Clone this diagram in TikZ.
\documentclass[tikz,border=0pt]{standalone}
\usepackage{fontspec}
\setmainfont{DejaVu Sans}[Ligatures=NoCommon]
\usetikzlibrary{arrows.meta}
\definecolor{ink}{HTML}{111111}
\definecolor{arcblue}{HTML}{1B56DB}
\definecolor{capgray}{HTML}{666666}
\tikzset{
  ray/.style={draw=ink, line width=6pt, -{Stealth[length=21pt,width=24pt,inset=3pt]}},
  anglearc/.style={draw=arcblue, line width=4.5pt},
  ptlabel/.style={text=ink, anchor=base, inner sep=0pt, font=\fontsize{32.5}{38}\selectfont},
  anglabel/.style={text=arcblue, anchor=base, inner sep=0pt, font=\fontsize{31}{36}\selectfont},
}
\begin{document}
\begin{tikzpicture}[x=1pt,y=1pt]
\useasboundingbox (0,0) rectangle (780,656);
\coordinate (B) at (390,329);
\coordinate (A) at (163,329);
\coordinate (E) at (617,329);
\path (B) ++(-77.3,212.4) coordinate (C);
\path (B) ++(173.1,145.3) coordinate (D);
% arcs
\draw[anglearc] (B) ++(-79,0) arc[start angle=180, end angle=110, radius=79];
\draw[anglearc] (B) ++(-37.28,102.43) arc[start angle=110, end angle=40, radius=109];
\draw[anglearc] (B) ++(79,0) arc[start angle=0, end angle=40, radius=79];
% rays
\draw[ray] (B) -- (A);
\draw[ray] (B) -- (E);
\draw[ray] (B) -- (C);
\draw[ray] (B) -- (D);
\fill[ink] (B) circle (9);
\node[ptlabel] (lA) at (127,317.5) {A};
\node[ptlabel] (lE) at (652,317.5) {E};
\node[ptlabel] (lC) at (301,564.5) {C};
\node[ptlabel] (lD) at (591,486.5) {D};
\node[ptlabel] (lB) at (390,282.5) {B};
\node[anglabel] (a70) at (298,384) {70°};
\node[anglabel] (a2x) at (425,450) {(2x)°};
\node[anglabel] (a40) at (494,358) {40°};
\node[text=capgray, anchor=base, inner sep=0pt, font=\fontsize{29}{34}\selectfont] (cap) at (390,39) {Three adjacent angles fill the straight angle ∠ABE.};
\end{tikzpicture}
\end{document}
---
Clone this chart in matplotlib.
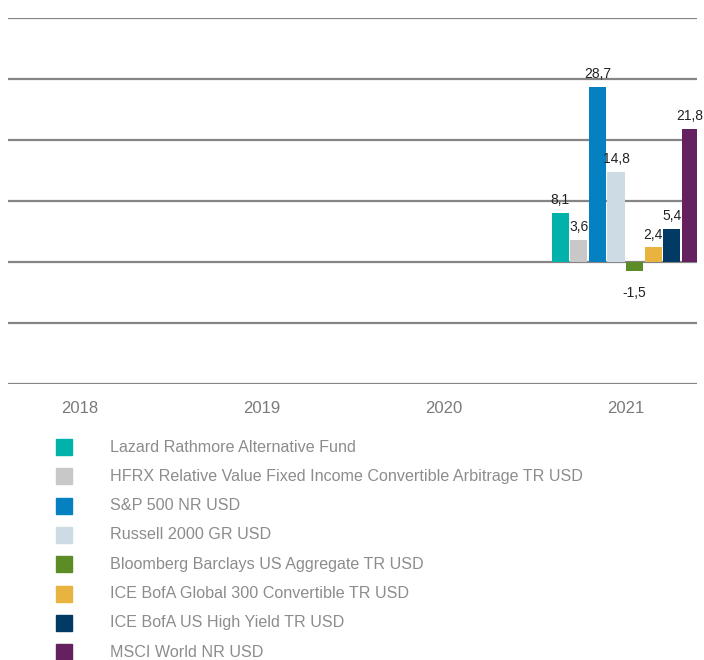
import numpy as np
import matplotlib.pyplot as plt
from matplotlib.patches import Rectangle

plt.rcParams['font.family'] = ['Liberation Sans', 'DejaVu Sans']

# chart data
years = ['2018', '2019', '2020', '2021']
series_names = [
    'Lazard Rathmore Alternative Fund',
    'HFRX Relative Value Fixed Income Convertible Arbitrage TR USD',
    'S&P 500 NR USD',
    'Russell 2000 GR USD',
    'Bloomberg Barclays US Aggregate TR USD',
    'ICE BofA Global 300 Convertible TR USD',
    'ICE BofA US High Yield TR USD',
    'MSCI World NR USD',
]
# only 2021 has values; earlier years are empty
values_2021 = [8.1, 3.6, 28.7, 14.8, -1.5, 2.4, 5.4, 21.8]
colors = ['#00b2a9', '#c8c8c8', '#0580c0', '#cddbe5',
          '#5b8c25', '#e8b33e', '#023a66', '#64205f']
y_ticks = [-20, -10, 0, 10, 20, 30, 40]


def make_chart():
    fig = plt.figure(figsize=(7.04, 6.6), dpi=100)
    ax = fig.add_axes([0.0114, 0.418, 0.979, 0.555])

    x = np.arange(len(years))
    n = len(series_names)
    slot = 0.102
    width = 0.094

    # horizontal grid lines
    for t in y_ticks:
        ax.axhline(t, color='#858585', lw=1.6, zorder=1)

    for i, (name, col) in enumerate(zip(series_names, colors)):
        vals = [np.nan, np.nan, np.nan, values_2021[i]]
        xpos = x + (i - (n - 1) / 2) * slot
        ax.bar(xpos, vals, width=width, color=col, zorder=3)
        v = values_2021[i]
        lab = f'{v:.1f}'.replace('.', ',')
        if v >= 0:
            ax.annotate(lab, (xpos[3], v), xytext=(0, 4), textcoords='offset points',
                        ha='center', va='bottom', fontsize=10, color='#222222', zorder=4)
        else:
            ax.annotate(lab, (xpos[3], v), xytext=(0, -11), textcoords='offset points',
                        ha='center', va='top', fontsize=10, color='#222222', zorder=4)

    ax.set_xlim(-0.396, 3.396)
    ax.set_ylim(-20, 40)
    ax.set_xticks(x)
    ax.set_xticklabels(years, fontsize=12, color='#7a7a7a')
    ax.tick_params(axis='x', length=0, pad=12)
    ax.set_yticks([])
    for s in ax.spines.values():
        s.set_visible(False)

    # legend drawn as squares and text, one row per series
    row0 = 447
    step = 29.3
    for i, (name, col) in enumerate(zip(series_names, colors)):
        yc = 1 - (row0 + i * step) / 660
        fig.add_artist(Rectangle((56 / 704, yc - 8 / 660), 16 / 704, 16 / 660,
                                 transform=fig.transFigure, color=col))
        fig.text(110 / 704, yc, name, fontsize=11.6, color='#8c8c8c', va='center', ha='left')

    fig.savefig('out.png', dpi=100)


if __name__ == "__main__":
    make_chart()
...
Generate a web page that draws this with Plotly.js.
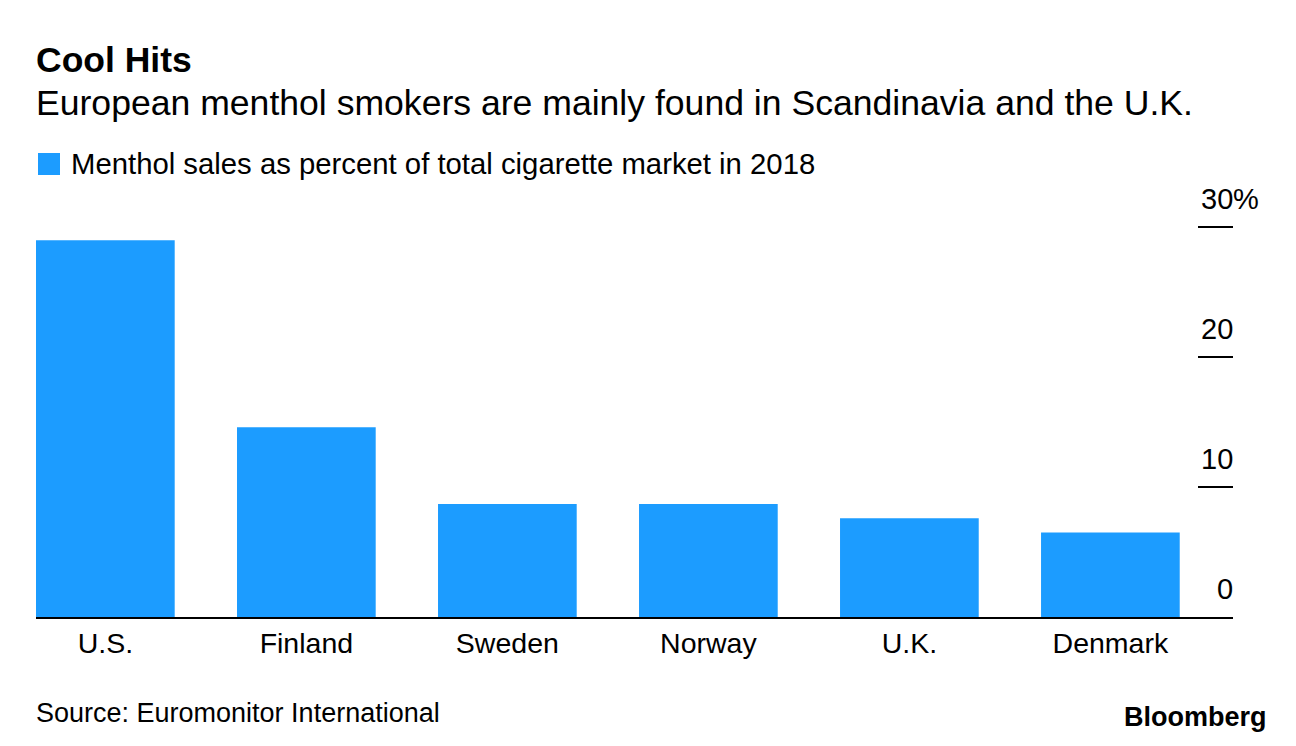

WHAT TO WORK ON =>
Find each line with the string "Clone" and copy it out.

SOLUTION FOR THIS EXERCISE =>
Clone this diagram in TikZ.
Clone this chart in matplotlib.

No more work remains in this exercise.